■ **Exercise task**:
Return each line of the data below verbatim; pictures are to be left out.

#####

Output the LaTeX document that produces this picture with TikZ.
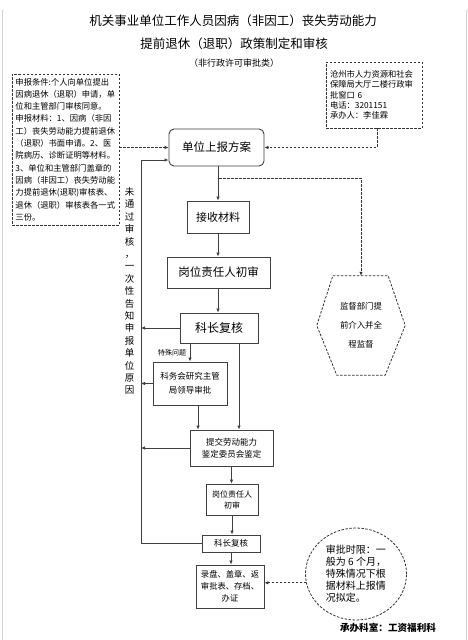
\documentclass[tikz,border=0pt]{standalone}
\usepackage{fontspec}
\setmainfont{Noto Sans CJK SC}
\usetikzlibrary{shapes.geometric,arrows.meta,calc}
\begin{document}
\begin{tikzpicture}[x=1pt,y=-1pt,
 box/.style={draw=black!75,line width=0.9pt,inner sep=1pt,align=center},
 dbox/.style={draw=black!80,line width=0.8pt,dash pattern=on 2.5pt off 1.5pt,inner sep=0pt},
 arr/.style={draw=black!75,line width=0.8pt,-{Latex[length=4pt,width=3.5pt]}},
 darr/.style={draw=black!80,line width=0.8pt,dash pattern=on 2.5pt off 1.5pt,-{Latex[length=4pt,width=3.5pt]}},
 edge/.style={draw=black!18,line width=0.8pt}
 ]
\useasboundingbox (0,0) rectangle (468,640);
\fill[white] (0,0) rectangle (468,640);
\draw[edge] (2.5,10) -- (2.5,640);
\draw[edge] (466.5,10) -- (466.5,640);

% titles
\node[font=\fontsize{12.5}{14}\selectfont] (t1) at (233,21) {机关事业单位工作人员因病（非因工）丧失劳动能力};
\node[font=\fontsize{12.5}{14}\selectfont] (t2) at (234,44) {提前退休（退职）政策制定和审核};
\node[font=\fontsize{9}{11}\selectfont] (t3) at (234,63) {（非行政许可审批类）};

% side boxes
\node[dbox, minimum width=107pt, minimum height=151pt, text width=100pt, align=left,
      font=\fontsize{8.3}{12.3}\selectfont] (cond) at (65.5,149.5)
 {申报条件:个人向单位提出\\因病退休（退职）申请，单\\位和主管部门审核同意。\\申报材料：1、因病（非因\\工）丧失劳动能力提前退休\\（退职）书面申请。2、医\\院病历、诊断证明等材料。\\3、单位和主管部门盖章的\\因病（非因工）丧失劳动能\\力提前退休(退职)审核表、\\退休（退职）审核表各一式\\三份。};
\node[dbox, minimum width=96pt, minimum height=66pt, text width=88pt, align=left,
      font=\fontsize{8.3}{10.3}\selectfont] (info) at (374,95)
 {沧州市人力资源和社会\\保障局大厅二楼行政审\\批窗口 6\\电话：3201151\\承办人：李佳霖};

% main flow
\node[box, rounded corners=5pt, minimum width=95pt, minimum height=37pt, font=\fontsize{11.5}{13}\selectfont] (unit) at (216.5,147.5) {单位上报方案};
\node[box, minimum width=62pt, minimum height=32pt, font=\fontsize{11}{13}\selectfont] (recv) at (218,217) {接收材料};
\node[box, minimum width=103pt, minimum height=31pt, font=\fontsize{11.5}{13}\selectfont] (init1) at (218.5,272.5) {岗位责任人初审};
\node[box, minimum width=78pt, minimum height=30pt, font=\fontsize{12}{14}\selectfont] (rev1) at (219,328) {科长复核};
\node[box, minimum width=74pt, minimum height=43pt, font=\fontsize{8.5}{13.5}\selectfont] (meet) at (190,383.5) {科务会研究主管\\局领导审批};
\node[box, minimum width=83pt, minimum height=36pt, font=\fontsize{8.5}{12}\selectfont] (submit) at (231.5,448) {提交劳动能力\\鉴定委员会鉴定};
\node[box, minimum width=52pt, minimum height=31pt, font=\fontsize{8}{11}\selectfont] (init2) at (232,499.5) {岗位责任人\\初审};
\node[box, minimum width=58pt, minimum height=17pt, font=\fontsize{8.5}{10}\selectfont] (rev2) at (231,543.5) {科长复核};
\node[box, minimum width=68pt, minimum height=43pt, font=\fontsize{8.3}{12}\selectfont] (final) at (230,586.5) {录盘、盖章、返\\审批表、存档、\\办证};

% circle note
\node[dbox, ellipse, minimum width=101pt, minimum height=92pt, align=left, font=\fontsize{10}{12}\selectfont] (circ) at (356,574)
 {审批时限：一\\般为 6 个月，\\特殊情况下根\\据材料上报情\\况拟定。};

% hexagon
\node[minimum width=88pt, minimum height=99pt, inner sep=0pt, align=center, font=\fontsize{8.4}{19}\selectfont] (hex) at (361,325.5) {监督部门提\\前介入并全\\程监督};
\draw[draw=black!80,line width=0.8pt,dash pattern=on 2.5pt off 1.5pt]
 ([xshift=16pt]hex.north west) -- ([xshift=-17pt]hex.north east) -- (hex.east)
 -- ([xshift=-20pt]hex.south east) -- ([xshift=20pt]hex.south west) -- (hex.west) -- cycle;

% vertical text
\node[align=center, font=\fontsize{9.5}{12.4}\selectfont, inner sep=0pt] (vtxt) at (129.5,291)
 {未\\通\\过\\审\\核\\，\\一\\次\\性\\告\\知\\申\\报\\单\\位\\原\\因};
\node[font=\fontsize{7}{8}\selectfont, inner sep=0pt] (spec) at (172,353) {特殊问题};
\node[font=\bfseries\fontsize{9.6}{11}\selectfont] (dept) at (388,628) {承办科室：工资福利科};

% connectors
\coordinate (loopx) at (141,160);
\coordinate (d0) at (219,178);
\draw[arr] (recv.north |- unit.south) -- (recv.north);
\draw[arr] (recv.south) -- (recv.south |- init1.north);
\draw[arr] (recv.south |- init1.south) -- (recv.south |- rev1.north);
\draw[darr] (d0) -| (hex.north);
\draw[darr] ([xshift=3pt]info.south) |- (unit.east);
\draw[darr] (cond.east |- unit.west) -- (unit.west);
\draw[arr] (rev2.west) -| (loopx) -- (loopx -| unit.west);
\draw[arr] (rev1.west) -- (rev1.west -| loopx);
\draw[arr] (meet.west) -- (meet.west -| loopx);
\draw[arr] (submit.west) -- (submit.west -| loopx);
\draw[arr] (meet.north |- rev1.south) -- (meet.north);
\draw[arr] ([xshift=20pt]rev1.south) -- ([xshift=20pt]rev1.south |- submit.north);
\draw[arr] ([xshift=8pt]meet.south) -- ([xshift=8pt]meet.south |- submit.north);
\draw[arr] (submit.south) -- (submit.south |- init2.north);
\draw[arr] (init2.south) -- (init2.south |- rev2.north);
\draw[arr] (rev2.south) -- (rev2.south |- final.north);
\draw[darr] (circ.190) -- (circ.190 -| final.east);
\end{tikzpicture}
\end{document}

#####

■ **Exercise solution**:
Output the LaTeX document that produces this picture with TikZ.
\documentclass[tikz,border=0pt]{standalone}
\usepackage{fontspec}
\setmainfont{Noto Sans CJK SC}
\usetikzlibrary{shapes.geometric,arrows.meta,calc}
\begin{document}
\begin{tikzpicture}[x=1pt,y=-1pt,
 box/.style={draw=black!75,line width=0.9pt,inner sep=1pt,align=center},
 dbox/.style={draw=black!80,line width=0.8pt,dash pattern=on 2.5pt off 1.5pt,inner sep=0pt},
 arr/.style={draw=black!75,line width=0.8pt,-{Latex[length=4pt,width=3.5pt]}},
 darr/.style={draw=black!80,line width=0.8pt,dash pattern=on 2.5pt off 1.5pt,-{Latex[length=4pt,width=3.5pt]}},
 edge/.style={draw=black!18,line width=0.8pt}
 ]
\useasboundingbox (0,0) rectangle (468,640);
\fill[white] (0,0) rectangle (468,640);
\draw[edge] (2.5,10) -- (2.5,640);
\draw[edge] (466.5,10) -- (466.5,640);

% titles
\node[font=\fontsize{12.5}{14}\selectfont] (t1) at (233,21) {机关事业单位工作人员因病（非因工）丧失劳动能力};
\node[font=\fontsize{12.5}{14}\selectfont] (t2) at (234,44) {提前退休（退职）政策制定和审核};
\node[font=\fontsize{9}{11}\selectfont] (t3) at (234,63) {（非行政许可审批类）};

% side boxes
\node[dbox, minimum width=107pt, minimum height=151pt, text width=100pt, align=left,
      font=\fontsize{8.3}{12.3}\selectfont] (cond) at (65.5,149.5)
 {申报条件:个人向单位提出\\因病退休（退职）申请，单\\位和主管部门审核同意。\\申报材料：1、因病（非因\\工）丧失劳动能力提前退休\\（退职）书面申请。2、医\\院病历、诊断证明等材料。\\3、单位和主管部门盖章的\\因病（非因工）丧失劳动能\\力提前退休(退职)审核表、\\退休（退职）审核表各一式\\三份。};
\node[dbox, minimum width=96pt, minimum height=66pt, text width=88pt, align=left,
      font=\fontsize{8.3}{10.3}\selectfont] (info) at (374,95)
 {沧州市人力资源和社会\\保障局大厅二楼行政审\\批窗口 6\\电话：3201151\\承办人：李佳霖};

% main flow
\node[box, rounded corners=5pt, minimum width=95pt, minimum height=37pt, font=\fontsize{11.5}{13}\selectfont] (unit) at (216.5,147.5) {单位上报方案};
\node[box, minimum width=62pt, minimum height=32pt, font=\fontsize{11}{13}\selectfont] (recv) at (218,217) {接收材料};
\node[box, minimum width=103pt, minimum height=31pt, font=\fontsize{11.5}{13}\selectfont] (init1) at (218.5,272.5) {岗位责任人初审};
\node[box, minimum width=78pt, minimum height=30pt, font=\fontsize{12}{14}\selectfont] (rev1) at (219,328) {科长复核};
\node[box, minimum width=74pt, minimum height=43pt, font=\fontsize{8.5}{13.5}\selectfont] (meet) at (190,383.5) {科务会研究主管\\局领导审批};
\node[box, minimum width=83pt, minimum height=36pt, font=\fontsize{8.5}{12}\selectfont] (submit) at (231.5,448) {提交劳动能力\\鉴定委员会鉴定};
\node[box, minimum width=52pt, minimum height=31pt, font=\fontsize{8}{11}\selectfont] (init2) at (232,499.5) {岗位责任人\\初审};
\node[box, minimum width=58pt, minimum height=17pt, font=\fontsize{8.5}{10}\selectfont] (rev2) at (231,543.5) {科长复核};
\node[box, minimum width=68pt, minimum height=43pt, font=\fontsize{8.3}{12}\selectfont] (final) at (230,586.5) {录盘、盖章、返\\审批表、存档、\\办证};

% circle note
\node[dbox, ellipse, minimum width=101pt, minimum height=92pt, align=left, font=\fontsize{10}{12}\selectfont] (circ) at (356,574)
 {审批时限：一\\般为 6 个月，\\特殊情况下根\\据材料上报情\\况拟定。};

% hexagon
\node[minimum width=88pt, minimum height=99pt, inner sep=0pt, align=center, font=\fontsize{8.4}{19}\selectfont] (hex) at (361,325.5) {监督部门提\\前介入并全\\程监督};
\draw[draw=black!80,line width=0.8pt,dash pattern=on 2.5pt off 1.5pt]
 ([xshift=16pt]hex.north west) -- ([xshift=-17pt]hex.north east) -- (hex.east)
 -- ([xshift=-20pt]hex.south east) -- ([xshift=20pt]hex.south west) -- (hex.west) -- cycle;

% vertical text
\node[align=center, font=\fontsize{9.5}{12.4}\selectfont, inner sep=0pt] (vtxt) at (129.5,291)
 {未\\通\\过\\审\\核\\，\\一\\次\\性\\告\\知\\申\\报\\单\\位\\原\\因};
\node[font=\fontsize{7}{8}\selectfont, inner sep=0pt] (spec) at (172,353) {特殊问题};
\node[font=\bfseries\fontsize{9.6}{11}\selectfont] (dept) at (388,628) {承办科室：工资福利科};

% connectors
\coordinate (loopx) at (141,160);
\coordinate (d0) at (219,178);
\draw[arr] (recv.north |- unit.south) -- (recv.north);
\draw[arr] (recv.south) -- (recv.south |- init1.north);
\draw[arr] (recv.south |- init1.south) -- (recv.south |- rev1.north);
\draw[darr] (d0) -| (hex.north);
\draw[darr] ([xshift=3pt]info.south) |- (unit.east);
\draw[darr] (cond.east |- unit.west) -- (unit.west);
\draw[arr] (rev2.west) -| (loopx) -- (loopx -| unit.west);
\draw[arr] (rev1.west) -- (rev1.west -| loopx);
\draw[arr] (meet.west) -- (meet.west -| loopx);
\draw[arr] (submit.west) -- (submit.west -| loopx);
\draw[arr] (meet.north |- rev1.south) -- (meet.north);
\draw[arr] ([xshift=20pt]rev1.south) -- ([xshift=20pt]rev1.south |- submit.north);
\draw[arr] ([xshift=8pt]meet.south) -- ([xshift=8pt]meet.south |- submit.north);
\draw[arr] (submit.south) -- (submit.south |- init2.north);
\draw[arr] (init2.south) -- (init2.south |- rev2.north);
\draw[arr] (rev2.south) -- (rev2.south |- final.north);
\draw[darr] (circ.190) -- (circ.190 -| final.east);
\end{tikzpicture}
\end{document}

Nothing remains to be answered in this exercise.